Searching for an answer

Searching
I’ve searched in temples and books, listened to podcasts, watched videos, searched Google, even asked Siri, and still I have found no answer. And aren’t all the churches and temples and synagogues filled with people just like me searching for answers?
Perhaps some of you believe you’re not going to those places looking for answers, but for peace and salvation. But isn’t the search for peace really looking for an answer, looking for a solution – away to find that peace? The Buddha said no one can save you except yourself. I am finding this to be more true than ever right now in my life.

I have just recently begun to start investigating the Zen practice. Zen koans are a powerful way that Masters convey the teachings. I find these especially fascinating because they typically defy traditional thinking, and the answer is not immediately clear. They cause me to think, to question, and perhaps most importantly, to drop my attachments to conventional wisdom. I am slowly learning that logic is really a delusion. One that is based on the skhandas, or sense perceptions. These are all mental and physical characteristics that contribute to the development of the self idea. One that is separate from all other life, all other things in nature.

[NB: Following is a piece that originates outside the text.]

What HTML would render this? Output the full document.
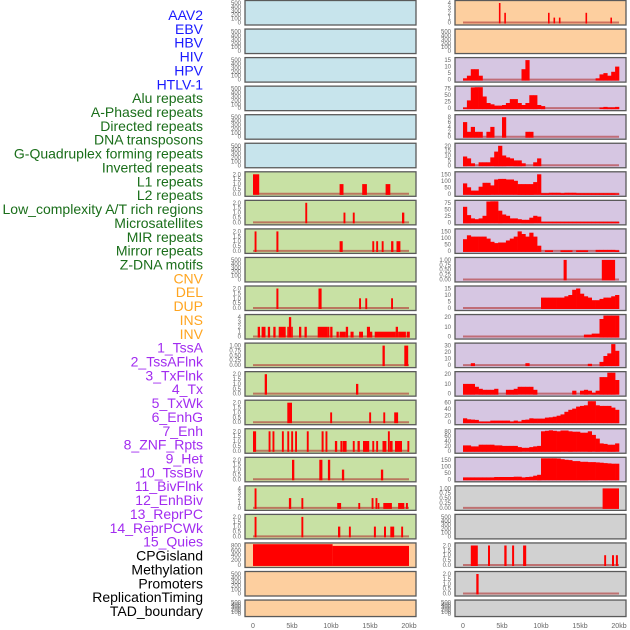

I think that it is this perception (delusion) of separation that cause us to seek answers. There is no real peace in our heart because we feel alone, isolated. And I am coming to the conclusion that all the teachings and teachers in the World cannot eliminate this for any of us. For even as we see them as teachers, we separate ourselves as the student.

Meditation, in any form, is beneficial in so many ways. But awakening is not the result of great practice, it’s the result of letting go. No teacher or student, human or non human, no this or that. Like you, I will only see this once I understand deeply and completely that there is no you or I. This is just one more sense delusion that cause a great deal of suffering. The mind always preceding our dissatisfaction.

Part of the search for us means being with others of like mind and intention. In Buddhism, this is considered our Noble friendship. And I have seen this to be extremely helpful for my own growth, I am now seeing this as a potentially new-found impediment. Not because Noble friends are bad or a hindrance, but because this can also be a basis for attachment and separation. Separation from other religions, other people, nature, and even other schools of Buddhism. I find that I often let go of one thing, only to find myself clinging to another. Like a monkey, swinging from vine to vine, merely sans banana.

Shy of abandoning all material things and relationships, and becoming a forest monk, I have to open my eyes to some simple truths. And currently I find the truth lies far more in the questions than in the answers.